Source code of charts
##############################
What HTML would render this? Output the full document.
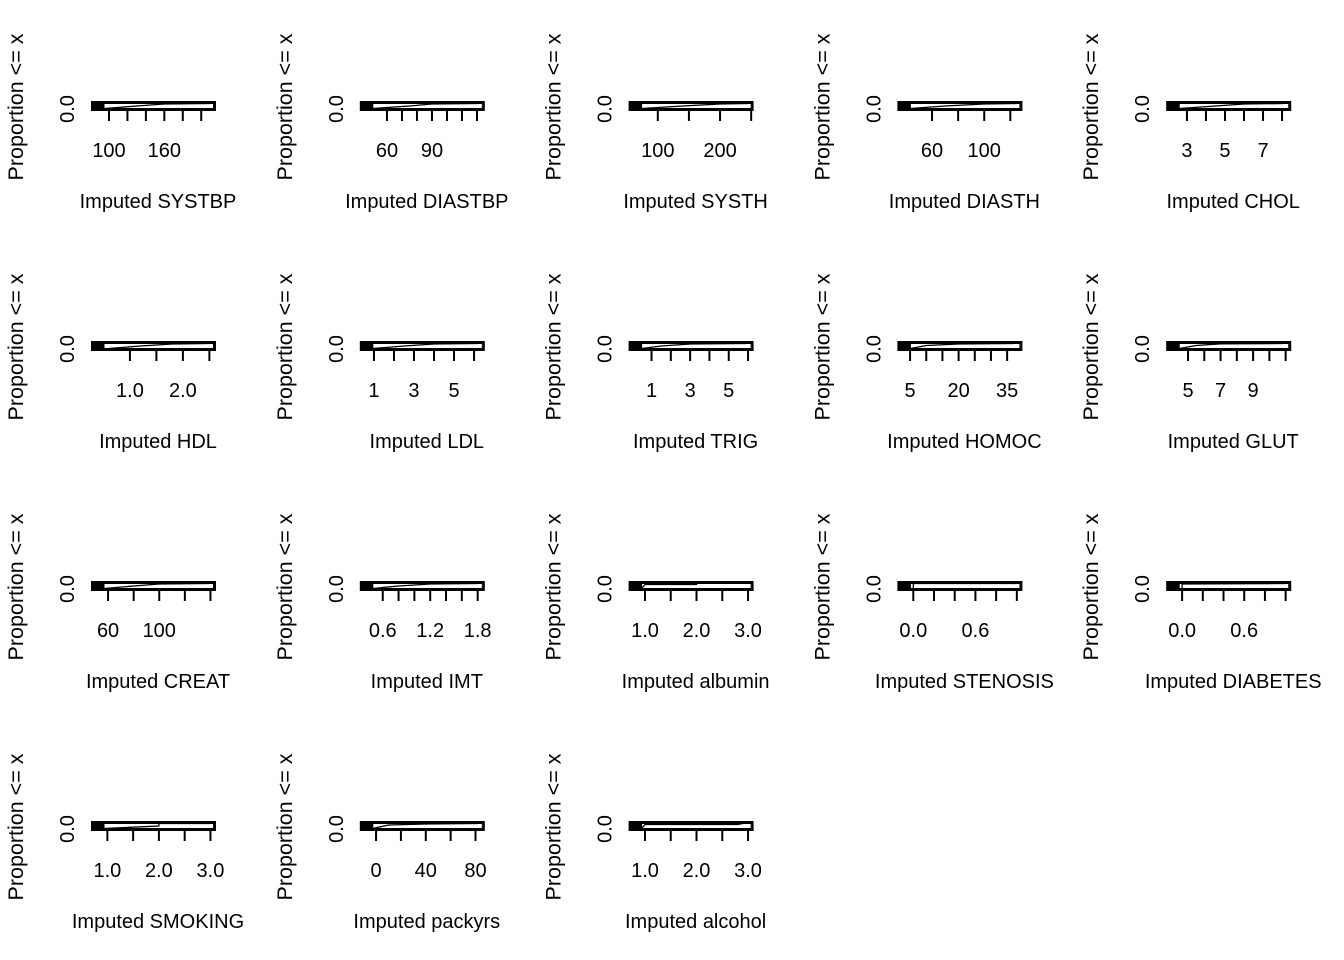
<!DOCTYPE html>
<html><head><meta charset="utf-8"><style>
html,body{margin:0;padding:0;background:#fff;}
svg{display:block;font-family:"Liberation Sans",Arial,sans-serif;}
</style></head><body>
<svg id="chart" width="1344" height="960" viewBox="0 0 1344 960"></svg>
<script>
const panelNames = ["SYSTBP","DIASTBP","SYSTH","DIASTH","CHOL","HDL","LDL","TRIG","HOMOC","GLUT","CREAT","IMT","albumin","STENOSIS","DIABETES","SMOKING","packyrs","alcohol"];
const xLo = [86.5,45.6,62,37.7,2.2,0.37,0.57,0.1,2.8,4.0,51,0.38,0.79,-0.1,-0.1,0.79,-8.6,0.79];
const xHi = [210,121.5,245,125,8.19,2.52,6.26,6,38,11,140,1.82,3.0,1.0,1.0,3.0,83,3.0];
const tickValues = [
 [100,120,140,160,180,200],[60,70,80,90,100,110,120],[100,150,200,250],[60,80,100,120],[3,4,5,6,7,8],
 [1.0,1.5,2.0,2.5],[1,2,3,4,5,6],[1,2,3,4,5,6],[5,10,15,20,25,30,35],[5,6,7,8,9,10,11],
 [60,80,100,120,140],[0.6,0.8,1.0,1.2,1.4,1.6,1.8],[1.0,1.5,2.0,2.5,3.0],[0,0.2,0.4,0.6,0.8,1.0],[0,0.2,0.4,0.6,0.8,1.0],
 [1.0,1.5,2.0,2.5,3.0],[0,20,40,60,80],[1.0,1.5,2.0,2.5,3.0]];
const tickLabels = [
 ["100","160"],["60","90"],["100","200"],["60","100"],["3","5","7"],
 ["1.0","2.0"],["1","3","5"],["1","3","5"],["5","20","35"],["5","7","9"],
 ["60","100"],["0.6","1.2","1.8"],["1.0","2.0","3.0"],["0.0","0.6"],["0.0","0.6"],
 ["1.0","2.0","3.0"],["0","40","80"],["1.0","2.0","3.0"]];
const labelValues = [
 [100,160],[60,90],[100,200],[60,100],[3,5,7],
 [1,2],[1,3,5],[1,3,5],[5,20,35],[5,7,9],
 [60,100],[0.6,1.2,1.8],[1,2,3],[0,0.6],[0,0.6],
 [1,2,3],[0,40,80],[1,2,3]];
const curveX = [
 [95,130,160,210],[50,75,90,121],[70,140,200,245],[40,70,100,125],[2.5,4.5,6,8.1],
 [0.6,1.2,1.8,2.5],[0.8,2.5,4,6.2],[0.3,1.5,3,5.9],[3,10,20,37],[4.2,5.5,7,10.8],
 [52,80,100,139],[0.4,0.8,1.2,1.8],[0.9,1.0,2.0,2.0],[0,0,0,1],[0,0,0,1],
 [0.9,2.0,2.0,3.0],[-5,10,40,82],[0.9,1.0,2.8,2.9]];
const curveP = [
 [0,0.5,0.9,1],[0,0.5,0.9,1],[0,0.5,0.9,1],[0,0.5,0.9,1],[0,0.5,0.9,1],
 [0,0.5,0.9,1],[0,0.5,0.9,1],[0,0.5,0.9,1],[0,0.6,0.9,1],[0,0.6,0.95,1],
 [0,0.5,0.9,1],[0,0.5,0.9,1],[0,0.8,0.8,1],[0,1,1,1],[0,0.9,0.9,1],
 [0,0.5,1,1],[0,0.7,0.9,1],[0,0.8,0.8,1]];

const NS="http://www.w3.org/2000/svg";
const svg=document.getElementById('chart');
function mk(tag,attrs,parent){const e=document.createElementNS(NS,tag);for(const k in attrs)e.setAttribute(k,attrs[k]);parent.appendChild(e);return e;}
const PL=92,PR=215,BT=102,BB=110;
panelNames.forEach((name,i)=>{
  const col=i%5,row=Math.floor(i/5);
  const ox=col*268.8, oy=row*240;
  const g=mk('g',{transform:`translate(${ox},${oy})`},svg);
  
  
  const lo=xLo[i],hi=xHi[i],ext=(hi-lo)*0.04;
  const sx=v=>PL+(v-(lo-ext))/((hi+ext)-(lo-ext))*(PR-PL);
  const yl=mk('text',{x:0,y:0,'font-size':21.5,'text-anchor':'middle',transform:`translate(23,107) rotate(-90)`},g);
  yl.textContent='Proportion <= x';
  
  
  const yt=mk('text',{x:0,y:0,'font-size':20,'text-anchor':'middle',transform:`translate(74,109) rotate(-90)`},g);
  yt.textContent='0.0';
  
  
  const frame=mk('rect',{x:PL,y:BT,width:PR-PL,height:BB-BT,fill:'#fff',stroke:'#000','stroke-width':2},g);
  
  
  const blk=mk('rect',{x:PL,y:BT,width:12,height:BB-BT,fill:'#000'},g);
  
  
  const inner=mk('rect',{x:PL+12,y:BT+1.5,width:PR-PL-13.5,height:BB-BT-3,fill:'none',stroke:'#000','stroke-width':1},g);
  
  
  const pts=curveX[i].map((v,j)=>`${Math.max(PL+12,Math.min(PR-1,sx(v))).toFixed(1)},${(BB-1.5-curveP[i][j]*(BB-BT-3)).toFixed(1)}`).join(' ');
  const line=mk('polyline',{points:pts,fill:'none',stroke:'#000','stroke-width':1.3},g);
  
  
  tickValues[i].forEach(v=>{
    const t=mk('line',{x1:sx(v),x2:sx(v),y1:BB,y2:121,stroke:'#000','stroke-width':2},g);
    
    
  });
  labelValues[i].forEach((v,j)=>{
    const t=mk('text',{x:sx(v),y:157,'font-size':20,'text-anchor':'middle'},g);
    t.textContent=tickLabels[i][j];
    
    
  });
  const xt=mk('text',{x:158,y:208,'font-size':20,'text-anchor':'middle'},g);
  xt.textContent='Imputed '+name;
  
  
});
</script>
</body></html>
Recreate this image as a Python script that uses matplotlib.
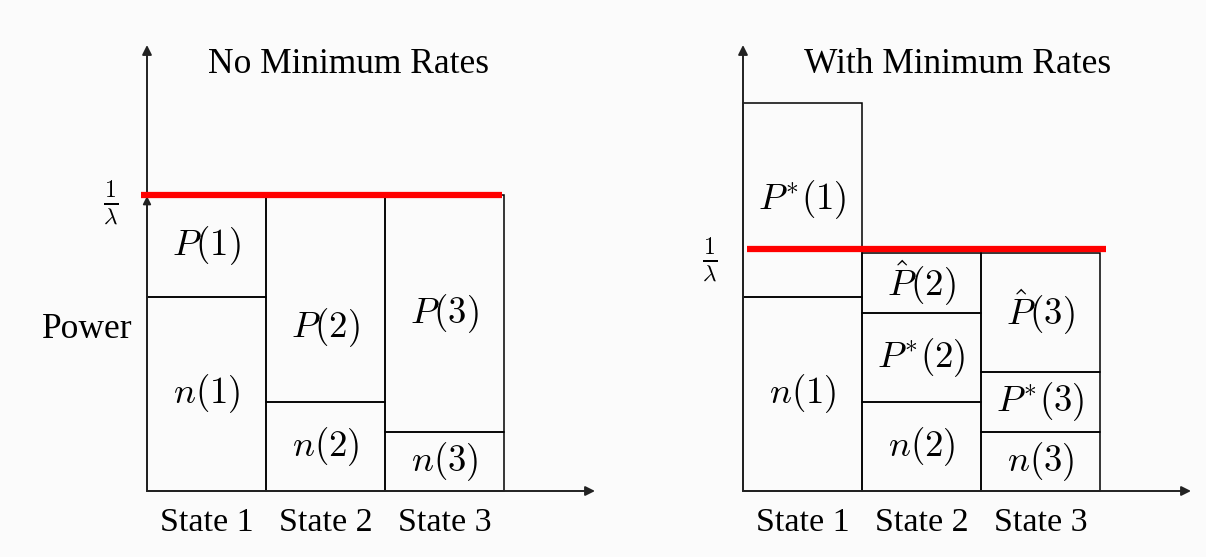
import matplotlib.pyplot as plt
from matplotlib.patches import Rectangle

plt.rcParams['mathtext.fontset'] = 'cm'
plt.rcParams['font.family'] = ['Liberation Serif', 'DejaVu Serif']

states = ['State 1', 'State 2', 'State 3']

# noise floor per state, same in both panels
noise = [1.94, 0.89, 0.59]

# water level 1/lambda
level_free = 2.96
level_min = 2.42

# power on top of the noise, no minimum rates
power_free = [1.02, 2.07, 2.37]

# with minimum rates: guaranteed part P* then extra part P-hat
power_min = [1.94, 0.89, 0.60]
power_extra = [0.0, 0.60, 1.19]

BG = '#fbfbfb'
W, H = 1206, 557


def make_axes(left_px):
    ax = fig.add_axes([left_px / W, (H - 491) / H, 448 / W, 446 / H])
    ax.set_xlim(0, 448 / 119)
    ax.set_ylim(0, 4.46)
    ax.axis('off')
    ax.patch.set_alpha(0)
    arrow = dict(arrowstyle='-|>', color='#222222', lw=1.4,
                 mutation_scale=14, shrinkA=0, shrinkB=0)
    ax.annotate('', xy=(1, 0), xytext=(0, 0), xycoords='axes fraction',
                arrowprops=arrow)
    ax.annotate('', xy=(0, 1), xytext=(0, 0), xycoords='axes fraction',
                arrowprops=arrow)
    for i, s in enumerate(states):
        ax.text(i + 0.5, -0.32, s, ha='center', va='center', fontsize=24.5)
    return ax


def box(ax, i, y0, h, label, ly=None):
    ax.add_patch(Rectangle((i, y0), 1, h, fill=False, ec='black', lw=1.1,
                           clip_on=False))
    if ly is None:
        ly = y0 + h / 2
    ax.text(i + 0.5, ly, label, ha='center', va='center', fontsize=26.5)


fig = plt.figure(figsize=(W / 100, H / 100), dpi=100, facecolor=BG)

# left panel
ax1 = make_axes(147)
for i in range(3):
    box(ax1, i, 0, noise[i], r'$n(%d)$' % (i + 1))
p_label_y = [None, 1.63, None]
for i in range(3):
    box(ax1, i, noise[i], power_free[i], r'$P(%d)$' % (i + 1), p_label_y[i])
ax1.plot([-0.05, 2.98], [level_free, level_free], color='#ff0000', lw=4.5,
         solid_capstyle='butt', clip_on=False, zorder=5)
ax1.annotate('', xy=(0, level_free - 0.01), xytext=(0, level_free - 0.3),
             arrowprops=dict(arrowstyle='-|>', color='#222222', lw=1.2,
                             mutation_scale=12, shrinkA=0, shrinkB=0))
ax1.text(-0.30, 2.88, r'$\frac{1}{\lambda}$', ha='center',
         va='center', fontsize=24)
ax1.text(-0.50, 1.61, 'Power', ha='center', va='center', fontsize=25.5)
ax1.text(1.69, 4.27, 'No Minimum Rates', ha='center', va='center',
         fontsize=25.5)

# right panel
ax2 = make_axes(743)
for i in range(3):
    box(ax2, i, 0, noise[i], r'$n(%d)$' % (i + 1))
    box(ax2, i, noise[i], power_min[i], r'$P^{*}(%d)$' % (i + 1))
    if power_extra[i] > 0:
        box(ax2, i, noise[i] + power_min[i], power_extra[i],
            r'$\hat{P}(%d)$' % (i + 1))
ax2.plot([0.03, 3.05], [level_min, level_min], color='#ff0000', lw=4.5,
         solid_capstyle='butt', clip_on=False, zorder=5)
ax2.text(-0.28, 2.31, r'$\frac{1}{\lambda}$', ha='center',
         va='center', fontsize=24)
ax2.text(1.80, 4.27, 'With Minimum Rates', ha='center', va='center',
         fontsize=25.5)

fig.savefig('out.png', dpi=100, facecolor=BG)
##############################
*Set problem*
Reproduce the lines above starting at the one with "Recreate this image" and ending at the one with "noise = [1.94, 0.89, 0.59]", both included, exactly and with no pictures.

*Result*
Recreate this image as a Python script that uses matplotlib.
import matplotlib.pyplot as plt
from matplotlib.patches import Rectangle

plt.rcParams['mathtext.fontset'] = 'cm'
plt.rcParams['font.family'] = ['Liberation Serif', 'DejaVu Serif']

states = ['State 1', 'State 2', 'State 3']

# noise floor per state, same in both panels
noise = [1.94, 0.89, 0.59]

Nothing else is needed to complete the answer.